Now, $\dfrac{1}{a},\dfrac{{a + b}}{{2ab}},\dfrac{1}{b}$ are in arithmetic progression
So, $a,\dfrac{{2ab}}{{a + b}},b$ are in harmonic progression and $\dfrac{{a + b}}{{2ab}}$ is the harmonic mean of $a$ and $b$ .
Thus, $h = \dfrac{{2ab}}{{a + b}}$ …………………………………equation (3)
Now, we will simplify the given expression putting the values from equation (1) and (2) as follows:
$\dfrac{{{a_1} + {a_{2n}}}}{{{g_1}{g_{2n}}}} + \dfrac{{{a_2} + {a_{2n - 1}}}}{{{g_2}{g_{2n - 1}}}} + ...................... + \dfrac{{{a_n} + {a_{n + 1}}}}{{{g_n}{g_{n + 1}}}}$
$ = \dfrac{{a + b}}{{ab}} + \dfrac{{a + b}}{{ab}} + ...................... + \dfrac{{a + b}}{{ab}}$
$ = \dfrac{{n(a + b)}}{{ab}}$ (Since $\dfrac{{a + b}}{{ab}}$ is added $n$ times)
$ = 2n \times \dfrac{{(a + b)}}{{2ab}}$ (Multiplying numerator and denominator by $2$)
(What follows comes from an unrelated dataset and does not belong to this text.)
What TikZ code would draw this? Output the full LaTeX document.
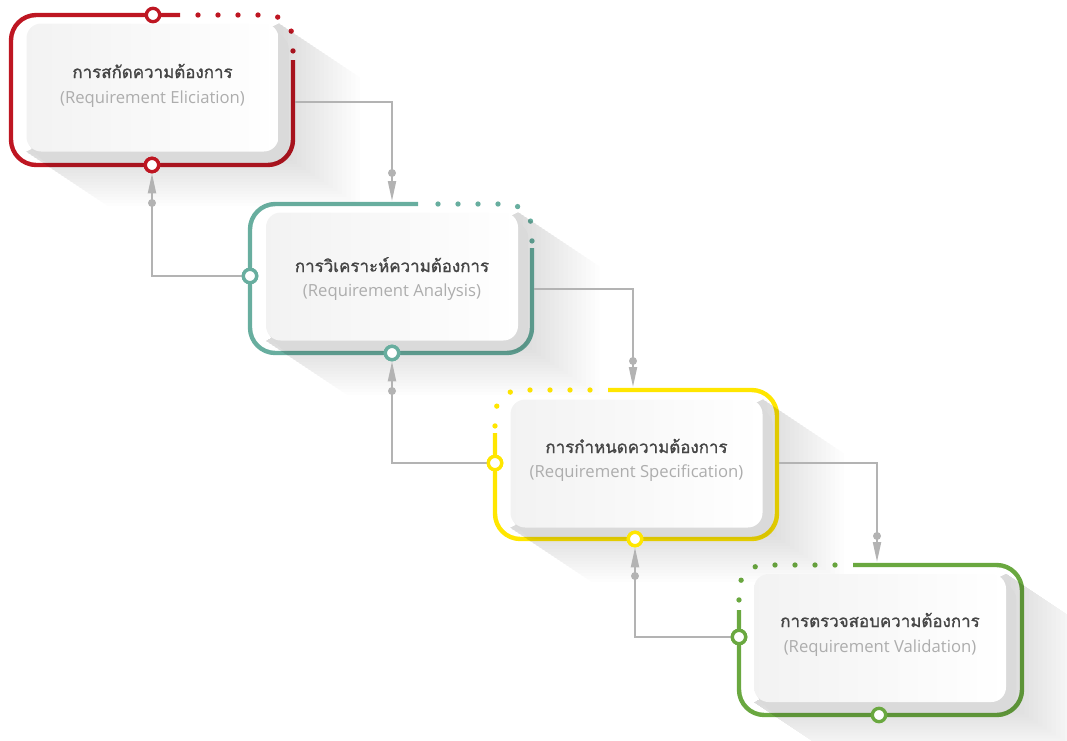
\documentclass[tikz,border=0pt]{standalone}
\usepackage{fontspec}
\newfontfamily\thaifont[Script=Thai,FakeBold=1.2]{Loma}
\newfontfamily\latinfont{Open Sans}
\usetikzlibrary{calc,arrows.meta}

\definecolor{cred}{HTML}{BE1622}
\definecolor{cteal}{HTML}{68AE9F}
\definecolor{cyellow}{HTML}{FFE600}
\definecolor{cgreen}{HTML}{6AA840}
\definecolor{slabgray}{HTML}{DADADA}
\definecolor{linkgray}{HTML}{B3B3B3}
\definecolor{titlegray}{HTML}{454545}
\definecolor{subgray}{HTML}{ADADAD}

\pgfdeclarelayer{shadow}
\pgfdeclarelayer{slab}
\pgfsetlayers{shadow,slab,main}

\tikzset{
  card/.style={rounded corners=11pt, minimum width=189pt, minimum height=96pt,
    inner sep=0pt, left color=black!5, right color=white},
  slabfill/.style={fill=slabgray, rounded corners=11pt},
  frameline/.style={line width=3.3pt, rounded corners=19pt, blend mode=multiply},
  framedots/.style={frameline, line width=4pt, line cap=round, dash pattern=on 0pt off 15pt},
  port/.style={circle, fill=white, line width=2.5pt, minimum size=10pt, inner sep=0pt},
  link/.style={draw=linkgray, line width=1.5pt, -{Triangle[length=15pt,width=6pt]}},
  pin/.style={circle, fill=linkgray, minimum size=6pt, inner sep=0pt},
  title/.style={anchor=base, text=titlegray, font=\thaifont\fontsize{12.7}{15}\selectfont},
  subtitle/.style={anchor=base, text=subgray, font=\latinfont\fontsize{12.5}{15}\selectfont},
}

\begin{document}
\begin{tikzpicture}[x=0.75pt, y=-0.75pt]
\useasboundingbox (0,0) rectangle (1067,740);

% cards
\node[card] (c1) at (152.5,87.5) {};
\node[card] (c2) at (392,276.5) {};
\node[card] (c3) at (636.5,463.5) {};
\node[card] (c4) at (880,638) {};

% long diagonal shadows and the raised slab under each card
\begin{pgfonlayer}{shadow}
\foreach \c in {c1,c2,c3,c4}{
  \foreach \k in {1,...,18}{
    \fill[black, opacity=0.0075] (\c.north east) -- ($(\c.north east)+\k*(4.5,3)$)
      -- ($(\c.south east)+\k*(4.5,3)$) -- ($(\c.south west)+\k*(4.5,3)$)
      -- (\c.south west) -- cycle;
  }
}
\end{pgfonlayer}
\begin{pgfonlayer}{slab}
\foreach \c in {c1,c2,c3,c4}{
  \foreach \k in {1,...,4}{
    \fill[slabfill] ($(\c.south west)+\k*(2.5,2.75)$) rectangle ($(\c.north east)+\k*(2.5,2.75)$);
  }
}
\end{pgfonlayer}

% card texts
\node[title] (h1) at (152.5,78) {การสกัดความต้องการ};
\node[subtitle] (s1) at (152.5,103) {(Requirement Eliciation)};
\node[title] (h2) at (392,272) {การวิเคราะห์ความต้องการ};
\node[subtitle] (s2) at (392,296) {(Requirement Analysis)};
\node[title] (h3) at (636.5,453) {การกำหนดความต้องการ};
\node[subtitle] (s3) at (636.5,477) {(Requirement Specification)};
\node[title] (h4) at (880,627) {การตรวจสอบความต้องการ};
\node[subtitle] (s4) at (880,652) {(Requirement Validation)};

% coloured frames: solid run plus a dotted corner
\draw[frameline, cred] (293,60) -- (293,165) -- (11,165) -- (11,15) -- (180,15);
\draw[framedots, cred] (198,15) -- (293,15) -- (293,52);
\draw[frameline, cteal] (532,248) -- (532,353) -- (250,353) -- (250,204) -- (418,204);
\draw[framedots, cteal] (438,204) -- (532,204) -- (532,241);
\draw[frameline, cyellow] (495,433) -- (495,539) -- (777,539) -- (777,390) -- (608,390);
\draw[framedots, cyellow] (590,390) -- (495,390) -- (495,427);
\draw[frameline, cgreen] (739,610) -- (739,715) -- (1022,715) -- (1022,565) -- (853,565);
\draw[framedots, cgreen] (835,565) -- (739,565) -- (739,602);

% ports on the frames
\node[port, draw=cred] (p1t) at (153,15) {};
\node[port, draw=cred] (p1b) at (152,165) {};
\node[port, draw=cteal] (p2l) at (250,276) {};
\node[port, draw=cteal] (p2b) at (392,353) {};
\node[port, draw=cyellow] (p3l) at (495,463) {};
\node[port, draw=cyellow] (p3b) at (635,539) {};
\node[port, draw=cgreen] (p4l) at (739,637) {};
\node[port, draw=cgreen] (p4b) at (879,715) {};

% connector ends on the frames
\coordinate (o1) at (295,102);
\coordinate (o2) at (534,289);
\coordinate (o3) at (779,463);
\coordinate (t2) at (392,201);
\coordinate (t3) at (633,387);
\coordinate (t4) at (877,562);

% forward and feedback connectors
\draw[link] (o1) -| (t2);
\draw[link] (o2) -| (t3);
\draw[link] (o3) -| (t4);
\draw[link] (p2l) -| (p1b);
\draw[link] (p3l) -| (p2b);
\draw[link] (p4l) -| (p3b);

% pins on the connectors
\node[pin] (d1) at (392,173) {};
\node[pin] (d2) at (152,203) {};
\node[pin] (d3) at (633,361) {};
\node[pin] (d4) at (392,391) {};
\node[pin] (d5) at (877,536) {};
\node[pin] (d6) at (635,576) {};

% redraw ports above connector ends
\foreach \p/\col in {p1b/cred,p2b/cteal,p3b/cyellow,p2l/cteal,p3l/cyellow,p4l/cgreen}{
  \node[port, draw=\col] at (\p) {};
}
\end{tikzpicture}
\end{document}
Further simplifying the above and considering the value of $h = \dfrac{{2ab}}{{a + b}}$ from equation (3), we have,
$\dfrac{{{a_1} + {a_{2n}}}}{{{g_1}{g_{2n}}}} + \dfrac{{{a_2} + {a_{2n - 1}}}}{{{g_2}{g_{2n - 1}}}} + ...................... + \dfrac{{{a_n} + {a_{n + 1}}}}{{{g_n}{g_{n + 1}}}} = 2n \times \dfrac{1}{{\dfrac{{2ab}}{{a + b}}}} = \dfrac{{2n}}{h}$
So, the value of the expression is equal to $\dfrac{{2n}}{h}$ .

Option ‘D’ is correct

Note: The common difference in an A.P. is found by subtracting each term from its succeeding term, where the common ratio in a G.P. is found by dividing each term by its preceding term. If some numbers are in A.P., then their reciprocals will be in H.P.